This analysis of William Churchill’s “We Shall Fight on the Beaches” speech is inspired by the rhetorical pentagram model. Below you will find a short overview of the main points in our analysis.
In what follows, we look at the topics of the speech – the evacuation of British and French troops from Dunkirk, the warning of a possible Nazi invasion in Britain, and the goal of victory and Britain’s resolve to achieve it.
We present the speaker and his position as the British Prime Minister in the context of World War II and, more specifically, of “Operation Dynamo”, and how these aspects influence the way he relates to the audience.
We also examine the audience – both those who were present in the House of Commons and those who became aware of its contents later.
We analyse how the speaker uses language tools to achieve his intentions.

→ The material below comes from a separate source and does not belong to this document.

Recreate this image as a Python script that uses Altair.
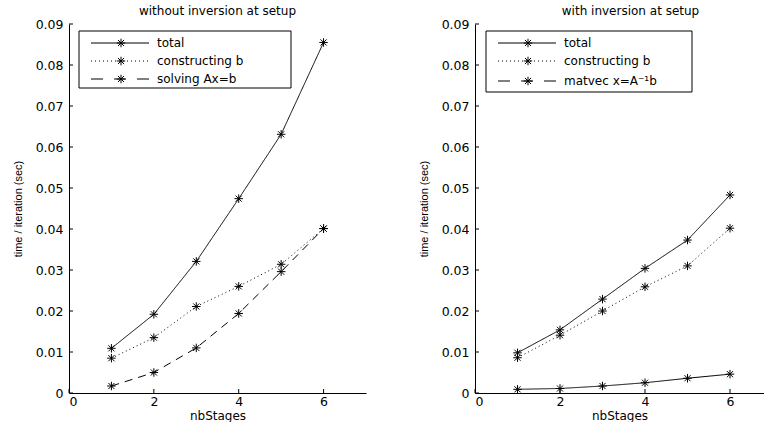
import altair as alt
import pandas as pd

stages = [1, 2, 3, 4, 5, 6]

left_title = "without inversion at setup"
left_labels = ["total", "constructing b", "solving Ax=b"]
left_total = [0.0109, 0.0192, 0.0321, 0.0474, 0.0631, 0.0855]
left_construct = [0.0085, 0.0135, 0.0211, 0.0260, 0.0314, 0.0401]
left_solve = [0.0017, 0.0050, 0.0110, 0.0194, 0.0296, 0.0401]

right_title = "with inversion at setup"
right_labels = ["total", "constructing b", "matvec x=A\u207b\u00b9b"]
right_total = [0.0098, 0.0154, 0.0229, 0.0304, 0.0373, 0.0483]
right_construct = [0.0086, 0.0141, 0.0200, 0.0259, 0.0310, 0.0402]
right_matvec = [0.0009, 0.0011, 0.0017, 0.0025, 0.0036, 0.0046]

y_ticks = [0.0, 0.01, 0.02, 0.03, 0.04, 0.05, 0.06, 0.07, 0.08, 0.09]
x_ticks = [0, 2, 4, 6]

x_title = "nbStages"
y_title = "time / iteration (sec)"

ASTERISK = "M-1,0L1,0M0,-1L0,1M-0.72,-0.72L0.72,0.72M-0.72,0.72L0.72,-0.72"
DASHES = [[1, 0], [1, 3], [8, 6]]
LEGEND_DASHES = [[1, 0], [1, 3], [12, 11]]
FONT = "DejaVu Sans"
H = 369


def panel(series, labels, title, xmax, width, legend_box, rows, title_dx):
    recs = []
    for lab, vals in zip(labels, series):
        for s, v in zip(stages, vals):
            recs.append({"stage": s, "time": v, "series": lab})
    df = pd.DataFrame(recs)

    xs = alt.Scale(domain=[0, xmax], nice=False, zero=False)
    ys = alt.Scale(domain=[0, 0.09], nice=False)
    x = alt.X("stage:Q", scale=xs,
              axis=alt.Axis(values=x_ticks, title=x_title, ticks=False, grid=False,
                            labelPadding=2, titlePadding=3, format="d"))
    y = alt.Y("time:Q", scale=ys,
              axis=alt.Axis(values=y_ticks, title=y_title, ticks=False, grid=False,
                            labelPadding=6, titlePadding=12,
                            labelExpr="datum.value == 0 ? '0' : format(datum.value, '.2f')"))

    lines = alt.Chart(df).mark_line(color="black", strokeWidth=1).encode(
        x=x, y=y, detail="series:N",
        strokeDash=alt.StrokeDash("series:N", scale=alt.Scale(domain=labels, range=DASHES), legend=None),
    )
    pts = alt.Chart(df).mark_point(shape=ASTERISK, size=72, filled=False, color="black",
                                   strokeWidth=1, opacity=1).encode(x=x, y=y)

    ytk = alt.Chart(pd.DataFrame({"time": y_ticks})).mark_rule(color="black", strokeWidth=1).encode(
        y=y, x=alt.value(0), x2=alt.value(4))
    xtk = alt.Chart(pd.DataFrame({"stage": x_ticks})).mark_rule(color="black", strokeWidth=1).encode(
        x=x, y=alt.value(H), y2=alt.value(H - 4))

    one = pd.DataFrame({"a": [0]})
    bx0, bx1, by0, by1 = legend_box
    layers = [lines, pts, ytk, xtk]
    layers.append(alt.Chart(one).mark_rect(fill="white", stroke="black", strokeWidth=1).encode(
        x=alt.value(bx0), x2=alt.value(bx1), y=alt.value(by0), y2=alt.value(by1)))
    for i, lab in enumerate(labels):
        ry = rows[i]
        layers.append(alt.Chart(one).mark_rule(color="black", strokeWidth=1,
                                                strokeDash=LEGEND_DASHES[i]).encode(
            x=alt.value(bx0 + 12), x2=alt.value(bx0 + 70), y=alt.value(ry)))
        layers.append(alt.Chart(one).mark_point(shape=ASTERISK, size=72, filled=False,
                                                 color="black", strokeWidth=1, opacity=1).encode(
            x=alt.value(bx0 + 42), y=alt.value(ry)))
        layers.append(alt.Chart(pd.DataFrame({"t": [lab]})).mark_text(
            align="left", baseline="middle", font=FONT, fontSize=12, color="black").encode(
            x=alt.value(bx0 + 78), y=alt.value(ry), text="t:N"))

    return alt.layer(*layers).properties(
        width=width, height=H,
        title=alt.TitleParams(title, font=FONT, fontSize=12, fontWeight="normal",
                              color="black", offset=0, dx=title_dx),
    )


left = panel([left_total, left_construct, left_solve], left_labels, left_title,
             7, 297, (10, 222, 7, 64), [19, 37, 55], 0)
right = panel([right_total, right_construct, right_matvec], right_labels, right_title,
              6.8, 289, (11, 217, 7, 68), [19, 37, 57], 11)

chart = alt.hconcat(left, right, spacing=109, bounds="flush").properties(
    padding={"left": 12, "top": 5, "right": 0, "bottom": 0}
).configure_view(stroke=None).configure_axis(
    domainColor="black", domainWidth=1,
    labelFont=FONT, labelFontSize=12.5, labelColor="black",
    titleFont="Liberation Sans", titleFontSize=11, titleFontWeight="normal", titleColor="black",
).configure_axisX(titleFont=FONT, titleFontSize=12)

chart.save("out.html", embed_options={"renderer": "svg", "actions": False})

Most of Winston Churchill’s speech is characterised by direct argumentation, as the speaker expresses his ideas in a clear and straightforward manner.
We discuss the circumstances of the speech, looking at World War II and at “Operation Dynamo” at Dunkirk.
Lastly, we explore the speaker’s intentions to inform the audience about the rescue operation at Dunkirk and about the state of the country, to warn about a possible invasion of Germany in Britain, but also to inspire a sense of hope and unity in the audience, and to announce that Britain will seek victory no matter the circumstances. We then connect these intentions with the language tools he uses, the circumstances, and the topics of the speech.